Your objective
Print the records below exactly, starting at the first line and stopping after the line that contains "annotations = []". Leave out any pictures.

┏━━

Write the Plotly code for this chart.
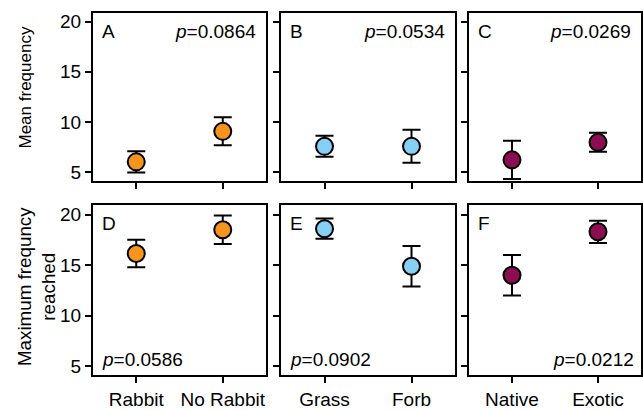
import plotly.graph_objects as go

# ---- data ----
panel_letters = ["A", "B", "C", "D", "E", "F"]
categories_rabbit = ["Rabbit", "No Rabbit"]
categories_growth = ["Grass", "Forb"]
categories_origin = ["Native", "Exotic"]

mean_rabbit = [6.0, 9.05]
mean_rabbit_err = [1.05, 1.4]
mean_growth = [7.55, 7.55]
mean_growth_err = [1.05, 1.65]
mean_origin = [6.2, 7.95]
mean_origin_err = [1.9, 0.95]

max_rabbit = [16.15, 18.5]
max_rabbit_err = [1.35, 1.4]
max_growth = [18.6, 14.9]
max_growth_err = [1.0, 2.0]
max_origin = [14.0, 18.3]
max_origin_err = [2.0, 1.1]

p_values = ["0.0864", "0.0534", "0.0269", "0.0586", "0.0902", "0.0212"]
y_ticks = [5, 10, 15, 20]

colors = {"rabbit": "#F7941E", "growth": "#86D0F5", "origin": "#8C0E50"}

W, H = 643, 410
FONT = "Liberation Sans, Arial, sans-serif"
FS = 19

# panel pixel frames
xpix = [(93, 266), (281, 455), (469, 641)]
ypix = [(12, 183), (208, 381)]

panels = [
    (categories_rabbit, mean_rabbit, mean_rabbit_err, "rabbit"),
    (categories_growth, mean_growth, mean_growth_err, "growth"),
    (categories_origin, mean_origin, mean_origin_err, "origin"),
    (categories_rabbit, max_rabbit, max_rabbit_err, "rabbit"),
    (categories_growth, max_growth, max_growth_err, "growth"),
    (categories_origin, max_origin, max_origin_err, "origin"),
]

fig = go.Figure()
layout = dict(width=W, height=H, margin=dict(l=0, r=0, t=0, b=0),
              paper_bgcolor="white", plot_bgcolor="white",
              showlegend=False, font=dict(family=FONT, color="black"))
annotations = []

for i, (cats, vals, errs, key) in enumerate(panels):
    row, col = divmod(i, 3)
    n = i + 1
    xa = "x" if n == 1 else f"x{n}"
    ya = "y" if n == 1 else f"y{n}"
    fig.add_trace(go.Scatter(
        x=cats, y=vals, xaxis=xa, yaxis=ya, mode="markers",
        marker=dict(size=17, color=colors[key], line=dict(color="black", width=2)),
        error_y=dict(type="data", array=errs, visible=True, color="black",
                     thickness=2, width=9),
        cliponaxis=False,
    ))
    x0, x1 = xpix[col]
    y0, y1 = ypix[row]
    xname = "xaxis" if n == 1 else f"xaxis{n}"
    yname = "yaxis" if n == 1 else f"yaxis{n}"
    layout[xname] = dict(
        domain=[x0 / W, x1 / W], anchor=ya, range=[-0.5, 1.5],
        type="category", categoryorder="array", categoryarray=cats,
        showline=True, mirror=True, linecolor="black", linewidth=2,
        ticks="outside", ticklen=6, tickwidth=1.5, tickcolor="black",
        showticklabels=(row == 1), tickfont=dict(size=FS, family=FONT, color="black"),
        showgrid=False, zeroline=False, fixedrange=True,
    )
    layout[yname] = dict(
        domain=[1 - y1 / H, 1 - y0 / H], anchor=xa, range=[4.1, 20.9],
        tickvals=y_ticks, showline=True, mirror=True, linecolor="black", linewidth=2,
        ticks="outside", ticklen=6, tickwidth=1.5, tickcolor="black",
        showticklabels=(col == 0), tickfont=dict(size=FS, family=FONT, color="black"),
        showgrid=False, zeroline=False, fixedrange=True,
    )
    # panel letter
    annotations.append(dict(
        text=panel_letters[i], xref=f"{xa} domain", yref=f"{ya} domain",
        x=0, y=1, xanchor="left", yanchor="top", xshift=7, yshift=-6,
        showarrow=False, font=dict(size=FS, family=FONT, color="black")))
    # p value
    ptxt = f"<i>p</i>={p_values[i]}"
    if row == 0:
        annotations.append(dict(text=ptxt, xref=f"{xa} domain", yref=f"{ya} domain",
                                x=1, y=1, xanchor="right", yanchor="top", xshift=-8, yshift=-6,
                                showarrow=False, font=dict(size=FS, family=FONT, color="black")))
    elif col < 2:
        annotations.append(dict(text=ptxt, xref=f"{xa} domain", yref=f"{ya} domain",
                                x=0, y=0, xanchor="left", yanchor="bottom", xshift=7, yshift=3,
                                showarrow=False, font=dict(size=FS, family=FONT, color="black")))
    else:
        annotations.append(dict(text=ptxt, xref=f"{xa} domain", yref=f"{ya} domain",
                                x=1, y=0, xanchor="right", yanchor="bottom", xshift=-5, yshift=3,
                                showarrow=False, font=dict(size=FS, family=FONT, color="black")))

annotations.append(dict(text="Mean frequency", xref="paper", yref="paper",
                        x=25 / W, y=1 - 88 / H, textangle=-90, showarrow=False,
                        xanchor="center", yanchor="middle",
                        font=dict(size=17, family=FONT, color="black")))
annotations.append(dict(text="Maximum frequncy<br>reached", xref="paper", yref="paper",
                        x=36 / W, y=1 - 291 / H, textangle=-90, showarrow=False,
                        xanchor="center", yanchor="middle",
                        font=dict(size=18.8, family=FONT, color="black")))

layout["annotations"] = annotations
fig.update_layout(**layout)
fig.write_html("out.html", config={"displayModeBar": False},
               post_script="document.body.style.margin='0';document.body.style.padding='0';")
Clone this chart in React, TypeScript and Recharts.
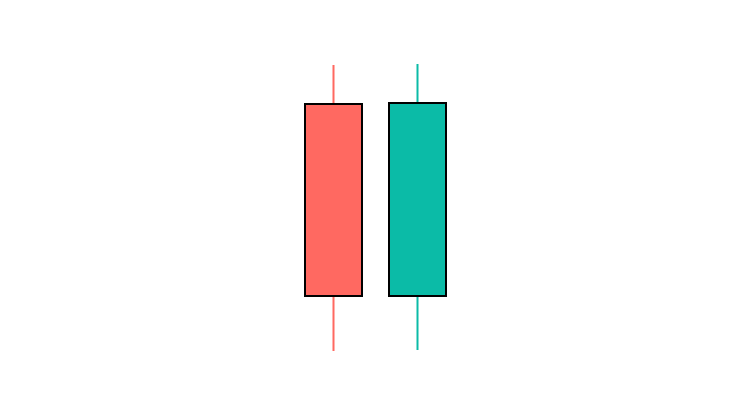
import React from 'react';
import { ComposedChart, Bar, XAxis, YAxis } from 'recharts';

const categories = ['A', 'B'];
const opens = [262, 70];
const closes = [70, 263];
const highs = [301, 302];
const lows = [15, 16];

const UP_COLOR = '#0BBBA7';
const DOWN_COLOR = '#FF6961';

const data = categories.map((name, i) => ({
  name,
  open: opens[i],
  close: closes[i],
  high: highs[i],
  low: lows[i],
  range: [lows[i], highs[i]],
}));

function Candle(props: any) {
  const { x, y, width, height, payload } = props;
  const { open, close, high, low } = payload;
  const ratio = height / (high - low);
  const color = close >= open ? UP_COLOR : DOWN_COLOR;
  const top = y + (high - Math.max(open, close)) * ratio;
  const bodyH = Math.abs(open - close) * ratio;
  const cx = x + width / 2;
  return (
    <g>
      <line x1={cx} x2={cx} y1={y} y2={y + height} stroke={color} strokeWidth={2} />
      <rect x={x} y={top} width={width} height={bodyH} fill={color} stroke="#000" strokeWidth={2} />
    </g>
  );
}

export default function App() {
  return (
    <div style={{ width: 750, height: 416, background: '#fff' }}>
      <style>{'body{margin:0}'}</style>
      <ComposedChart
        width={750}
        height={416}
        data={data}
        margin={{ top: 50, right: 291, bottom: 50, left: 291 }}
      >
        <XAxis dataKey="name" hide />
        <YAxis domain={[0, 316]} hide />
        <Bar dataKey="range" barSize={57} shape={<Candle />} isAnimationActive={false} />
      </ComposedChart>
    </div>
  );
}
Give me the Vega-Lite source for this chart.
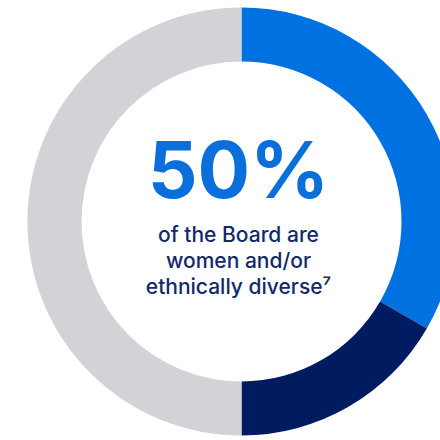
{
  "$schema": "https://vega.github.io/schema/vega-lite/v6.json",
  "width": 483,
  "height": 443,
  "padding": 0,
  "autosize": {"type": "none"},
  "background": "white",
  "config": {"view": {"stroke": null}},
  "layer": [
    {
      "data": {"values": [
        {"group": "Women", "value": 4, "order": 1},
        {"group": "Ethnically diverse", "value": 2, "order": 2},
        {"group": "Other", "value": 6, "order": 3}
      ]},
      "mark": {"type": "arc", "outerRadius": 214, "innerRadius": 160},
      "encoding": {
        "theta": {"field": "value", "type": "quantitative", "stack": true},
        "order": {"field": "order", "type": "quantitative"},
        "color": {
          "field": "group", "type": "nominal", "legend": null,
          "scale": {"domain": ["Women", "Ethnically diverse", "Other"], "range": ["#0071E0", "#001B60", "#D1D3D6"]}
        }
      }
    },
    {
      "data": {"values": [{"label": "50%"}]},
      "mark": {"type": "text", "font": "Inter", "fontWeight": "bold", "fontSize": 78, "color": "#0A6FDB", "baseline": "middle", "align": "center", "dx": -3, "dy": -47},
      "encoding": {"text": {"field": "label"}}
    },
    {
      "data": {"values": [{"label": "of the Board are"}, {"label": "women and/or"}, {"label": "ethnically diverse⁷"}]},
      "mark": {"type": "text", "font": "Inter", "fontWeight": 500, "fontSize": 21, "color": "#12296B", "baseline": "middle", "align": "center", "dx": -3},
      "encoding": {
        "text": {"field": "label"},
        "y": {"field": "label", "type": "ordinal", "sort": null, "axis": null, "scale": {"type": "point", "padding": 0, "domain": ["of the Board are", "women and/or", "ethnically diverse⁷"], "range": [236, 288]}}
      }
    }
  ]
}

┗━━

Solution for this exercise
Write the Plotly code for this chart.
import plotly.graph_objects as go

# ---- data ----
panel_letters = ["A", "B", "C", "D", "E", "F"]
categories_rabbit = ["Rabbit", "No Rabbit"]
categories_growth = ["Grass", "Forb"]
categories_origin = ["Native", "Exotic"]

mean_rabbit = [6.0, 9.05]
mean_rabbit_err = [1.05, 1.4]
mean_growth = [7.55, 7.55]
mean_growth_err = [1.05, 1.65]
mean_origin = [6.2, 7.95]
mean_origin_err = [1.9, 0.95]

max_rabbit = [16.15, 18.5]
max_rabbit_err = [1.35, 1.4]
max_growth = [18.6, 14.9]
max_growth_err = [1.0, 2.0]
max_origin = [14.0, 18.3]
max_origin_err = [2.0, 1.1]

p_values = ["0.0864", "0.0534", "0.0269", "0.0586", "0.0902", "0.0212"]
y_ticks = [5, 10, 15, 20]

colors = {"rabbit": "#F7941E", "growth": "#86D0F5", "origin": "#8C0E50"}

W, H = 643, 410
FONT = "Liberation Sans, Arial, sans-serif"
FS = 19

# panel pixel frames
xpix = [(93, 266), (281, 455), (469, 641)]
ypix = [(12, 183), (208, 381)]

panels = [
    (categories_rabbit, mean_rabbit, mean_rabbit_err, "rabbit"),
    (categories_growth, mean_growth, mean_growth_err, "growth"),
    (categories_origin, mean_origin, mean_origin_err, "origin"),
    (categories_rabbit, max_rabbit, max_rabbit_err, "rabbit"),
    (categories_growth, max_growth, max_growth_err, "growth"),
    (categories_origin, max_origin, max_origin_err, "origin"),
]

fig = go.Figure()
layout = dict(width=W, height=H, margin=dict(l=0, r=0, t=0, b=0),
              paper_bgcolor="white", plot_bgcolor="white",
              showlegend=False, font=dict(family=FONT, color="black"))
annotations = []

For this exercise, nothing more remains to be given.